* TASK STATEMENT
Reproduce every line of the listing as written, apart from the pictures.
+---+
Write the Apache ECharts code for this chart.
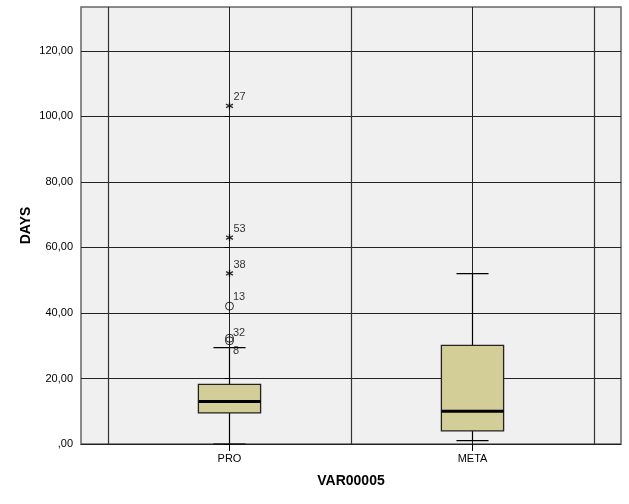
<!DOCTYPE html>
<html>
<head>
<meta charset="utf-8">
<script src="https://cdn.jsdelivr.net/npm/echarts@6/dist/echarts.min.js"></script>
<style>html,body{margin:0;padding:0;background:#fff}#c{width:629px;height:504px}</style>
</head>
<body>
<div id="c"></div>
<script>
// ---- data ----
var categories = ['PRO', 'META'];
// [min, Q1, median, Q3, max] of whiskers/box
var boxMin    = [0, 1];
var boxQ1     = [9.5, 4];
var boxMedian = [13, 10];
var boxQ3     = [18.2, 30.1];
var boxMax    = [29.4, 52];
// outliers (PRO)
var outlierCase  = ['27', '53', '38', '13', '32', '8'];
var outlierValue = [103.2, 63, 52.1, 42.1, 32.3, 31.5];
var outlierGroup = [0, 0, 0, 0, 0, 0];
var outlierExtreme = [true, true, true, false, false, false];
var yTicks = [0, 20, 40, 60, 80, 100, 120];
var yMax = 133.4;

// ---- styling ----
var labelOffsetY = { '27': -8, '53': -8, '38': -8, '13': -8, '32': -4, '8': 11 };
var FONT = 'Liberation Sans, Arial, sans-serif';
var halfBox = 0.128, halfCap = 0.066;
var xPad = 0.6111;

var boxData = categories.map(function (c, i) {
  return [i, boxMin[i], boxQ1[i], boxMedian[i], boxQ3[i], boxMax[i]];
});
var starPath = 'path://M0,-5L0,5M-4.33,-2.5L4.33,2.5M-4.33,2.5L4.33,-2.5';
var outData = outlierValue.map(function (v, i) {
  return {
    value: [outlierGroup[i], v],
    name: outlierCase[i],
    symbol: outlierExtreme[i] ? starPath : 'circle',
    symbolSize: outlierExtreme[i] ? 7 : 8,
    itemStyle: outlierExtreme[i]
      ? { color: 'none', borderColor: '#000', borderWidth: 1.3 }
      : { color: 'none', borderColor: '#000', borderWidth: 1 },
    label: { position: [10, labelOffsetY[outlierCase[i]]] }
  };
});

var chart = echarts.init(document.getElementById('c'), null, { renderer: 'canvas' });
chart.setOption({
  animation: false,
  backgroundColor: '#fff',
  grid: {
    left: 81, right: 8, top: 7, bottom: 60,
    show: true, backgroundColor: '#F0F0F0', borderColor: '#666', borderWidth: 1.5
  },
  xAxis: {
    type: 'value', min: -xPad, max: (categories.length - 1) + xPad,
    name: 'VAR00005', nameLocation: 'middle', nameGap: 30,
    nameTextStyle: { fontFamily: FONT, fontSize: 14, fontWeight: 'bold', color: '#000' },
    axisLine: { show: true, lineStyle: { color: '#222', width: 1 } },
    axisTick: { show: true, length: 7, lineStyle: { color: '#000' }, customValues: categories.map(function (c, i) { return i; }) },
    axisLabel: {
      customValues: categories.map(function (c, i) { return i; }),
      margin: 9, fontFamily: FONT, fontSize: 11, color: '#000',
      formatter: function (v) { var k = Math.round(v); return Math.abs(v - k) < 1e-6 && categories[k] ? categories[k] : ''; }
    },
    splitLine: { show: true, lineStyle: { color: '#222', width: 1 } }
  },
  yAxis: {
    type: 'value', min: 0, max: yMax,
    name: 'DAYS', nameLocation: 'middle', nameGap: 48, nameMoveOverlap: false,
    nameTextStyle: { fontFamily: FONT, fontSize: 14, fontWeight: 'bold', color: '#000' },
    axisLine: { show: false },
    axisTick: { show: true, length: 5, lineStyle: { color: '#000' }, customValues: yTicks },
    axisLabel: {
      customValues: yTicks, margin: 8, fontFamily: FONT, fontSize: 11, color: '#000',
      formatter: function (v) { return v === 0 ? ',00' : v.toFixed(2).replace('.', ','); }
    },
    splitLine: { show: true, lineStyle: { color: '#222', width: 1 } }
  },
  series: [
    {
      type: 'custom',
      data: boxData,
      markLine: {
        silent: true, symbol: 'none', label: { show: false },
        lineStyle: { color: '#333', width: 1.2, type: 'solid' },
        data: [-0.5, 0.5, 1.5].map(function (x) { return { xAxis: x }; })
      },
      renderItem: function (params, api) {
        var x = api.value(0);
        var pMin = api.coord([x, api.value(1)]);
        var pQ1 = api.coord([x, api.value(2)]);
        var pMed = api.coord([x, api.value(3)]);
        var pQ3 = api.coord([x, api.value(4)]);
        var pMax = api.coord([x, api.value(5)]);
        var bl = api.coord([x - halfBox, 0])[0], br = api.coord([x + halfBox, 0])[0];
        var cl = api.coord([x - halfCap, 0])[0], cr = api.coord([x + halfCap, 0])[0];
        var ls = { stroke: '#000', lineWidth: 1.2 };
        return {
          type: 'group',
          children: [
            { type: 'line', shape: { x1: pMin[0], y1: pMin[1], x2: pQ1[0], y2: pQ1[1] }, style: ls },
            { type: 'line', shape: { x1: pQ3[0], y1: pQ3[1], x2: pMax[0], y2: pMax[1] }, style: ls },
            { type: 'line', shape: { x1: cl, y1: pMin[1], x2: cr, y2: pMin[1] }, style: ls },
            { type: 'line', shape: { x1: cl, y1: pMax[1], x2: cr, y2: pMax[1] }, style: ls },
            { type: 'rect', shape: { x: bl, y: pQ3[1], width: br - bl, height: pQ1[1] - pQ3[1] },
              style: { fill: '#D3CE97', stroke: '#222', lineWidth: 1.3 } },
            { type: 'line', shape: { x1: bl, y1: pMed[1], x2: br, y2: pMed[1] }, style: { stroke: '#000', lineWidth: 3 } }
          ]
        };
      }
    },
    {
      type: 'scatter',
      data: outData,
      label: {
        show: true, fontFamily: FONT, fontSize: 11, color: '#000',
        formatter: function (p) { return p.name; }
      }
    }
  ]
});
</script>
</body>
</html>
+---+
* SOLUTION
Write the Apache ECharts code for this chart.
<!DOCTYPE html>
<html>
<head>
<meta charset="utf-8">
<script src="https://cdn.jsdelivr.net/npm/echarts@6/dist/echarts.min.js"></script>
<style>html,body{margin:0;padding:0;background:#fff}#c{width:629px;height:504px}</style>
</head>
<body>
<div id="c"></div>
<script>
// ---- data ----
var categories = ['PRO', 'META'];
// [min, Q1, median, Q3, max] of whiskers/box
var boxMin    = [0, 1];
var boxQ1     = [9.5, 4];
var boxMedian = [13, 10];
var boxQ3     = [18.2, 30.1];
var boxMax    = [29.4, 52];
// outliers (PRO)
var outlierCase  = ['27', '53', '38', '13', '32', '8'];
var outlierValue = [103.2, 63, 52.1, 42.1, 32.3, 31.5];
var outlierGroup = [0, 0, 0, 0, 0, 0];
var outlierExtreme = [true, true, true, false, false, false];
var yTicks = [0, 20, 40, 60, 80, 100, 120];
var yMax = 133.4;

// ---- styling ----
var labelOffsetY = { '27': -8, '53': -8, '38': -8, '13': -8, '32': -4, '8': 11 };
var FONT = 'Liberation Sans, Arial, sans-serif';
var halfBox = 0.128, halfCap = 0.066;
var xPad = 0.6111;

var boxData = categories.map(function (c, i) {
  return [i, boxMin[i], boxQ1[i], boxMedian[i], boxQ3[i], boxMax[i]];
});
var starPath = 'path://M0,-5L0,5M-4.33,-2.5L4.33,2.5M-4.33,2.5L4.33,-2.5';
var outData = outlierValue.map(function (v, i) {
  return {
    value: [outlierGroup[i], v],
    name: outlierCase[i],
    symbol: outlierExtreme[i] ? starPath : 'circle',
    symbolSize: outlierExtreme[i] ? 7 : 8,
    itemStyle: outlierExtreme[i]
      ? { color: 'none', borderColor: '#000', borderWidth: 1.3 }
      : { color: 'none', borderColor: '#000', borderWidth: 1 },
    label: { position: [10, labelOffsetY[outlierCase[i]]] }
  };
});

var chart = echarts.init(document.getElementById('c'), null, { renderer: 'canvas' });
chart.setOption({
  animation: false,
  backgroundColor: '#fff',
  grid: {
    left: 81, right: 8, top: 7, bottom: 60,
    show: true, backgroundColor: '#F0F0F0', borderColor: '#666', borderWidth: 1.5
  },
  xAxis: {
    type: 'value', min: -xPad, max: (categories.length - 1) + xPad,
    name: 'VAR00005', nameLocation: 'middle', nameGap: 30,
    nameTextStyle: { fontFamily: FONT, fontSize: 14, fontWeight: 'bold', color: '#000' },
    axisLine: { show: true, lineStyle: { color: '#222', width: 1 } },
    axisTick: { show: true, length: 7, lineStyle: { color: '#000' }, customValues: categories.map(function (c, i) { return i; }) },
    axisLabel: {
      customValues: categories.map(function (c, i) { return i; }),
      margin: 9, fontFamily: FONT, fontSize: 11, color: '#000',
      formatter: function (v) { var k = Math.round(v); return Math.abs(v - k) < 1e-6 && categories[k] ? categories[k] : ''; }
    },
    splitLine: { show: true, lineStyle: { color: '#222', width: 1 } }
  },
  yAxis: {
    type: 'value', min: 0, max: yMax,
    name: 'DAYS', nameLocation: 'middle', nameGap: 48, nameMoveOverlap: false,
    nameTextStyle: { fontFamily: FONT, fontSize: 14, fontWeight: 'bold', color: '#000' },
    axisLine: { show: false },
    axisTick: { show: true, length: 5, lineStyle: { color: '#000' }, customValues: yTicks },
    axisLabel: {
      customValues: yTicks, margin: 8, fontFamily: FONT, fontSize: 11, color: '#000',
      formatter: function (v) { return v === 0 ? ',00' : v.toFixed(2).replace('.', ','); }
    },
    splitLine: { show: true, lineStyle: { color: '#222', width: 1 } }
  },
  series: [
    {
      type: 'custom',
      data: boxData,
      markLine: {
        silent: true, symbol: 'none', label: { show: false },
        lineStyle: { color: '#333', width: 1.2, type: 'solid' },
        data: [-0.5, 0.5, 1.5].map(function (x) { return { xAxis: x }; })
      },
      renderItem: function (params, api) {
        var x = api.value(0);
        var pMin = api.coord([x, api.value(1)]);
        var pQ1 = api.coord([x, api.value(2)]);
        var pMed = api.coord([x, api.value(3)]);
        var pQ3 = api.coord([x, api.value(4)]);
        var pMax = api.coord([x, api.value(5)]);
        var bl = api.coord([x - halfBox, 0])[0], br = api.coord([x + halfBox, 0])[0];
        var cl = api.coord([x - halfCap, 0])[0], cr = api.coord([x + halfCap, 0])[0];
        var ls = { stroke: '#000', lineWidth: 1.2 };
        return {
          type: 'group',
          children: [
            { type: 'line', shape: { x1: pMin[0], y1: pMin[1], x2: pQ1[0], y2: pQ1[1] }, style: ls },
            { type: 'line', shape: { x1: pQ3[0], y1: pQ3[1], x2: pMax[0], y2: pMax[1] }, style: ls },
            { type: 'line', shape: { x1: cl, y1: pMin[1], x2: cr, y2: pMin[1] }, style: ls },
            { type: 'line', shape: { x1: cl, y1: pMax[1], x2: cr, y2: pMax[1] }, style: ls },
            { type: 'rect', shape: { x: bl, y: pQ3[1], width: br - bl, height: pQ1[1] - pQ3[1] },
              style: { fill: '#D3CE97', stroke: '#222', lineWidth: 1.3 } },
            { type: 'line', shape: { x1: bl, y1: pMed[1], x2: br, y2: pMed[1] }, style: { stroke: '#000', lineWidth: 3 } }
          ]
        };
      }
    },
    {
      type: 'scatter',
      data: outData,
      label: {
        show: true, fontFamily: FONT, fontSize: 11, color: '#000',
        formatter: function (p) { return p.name; }
      }
    }
  ]
});
</script>
</body>
</html>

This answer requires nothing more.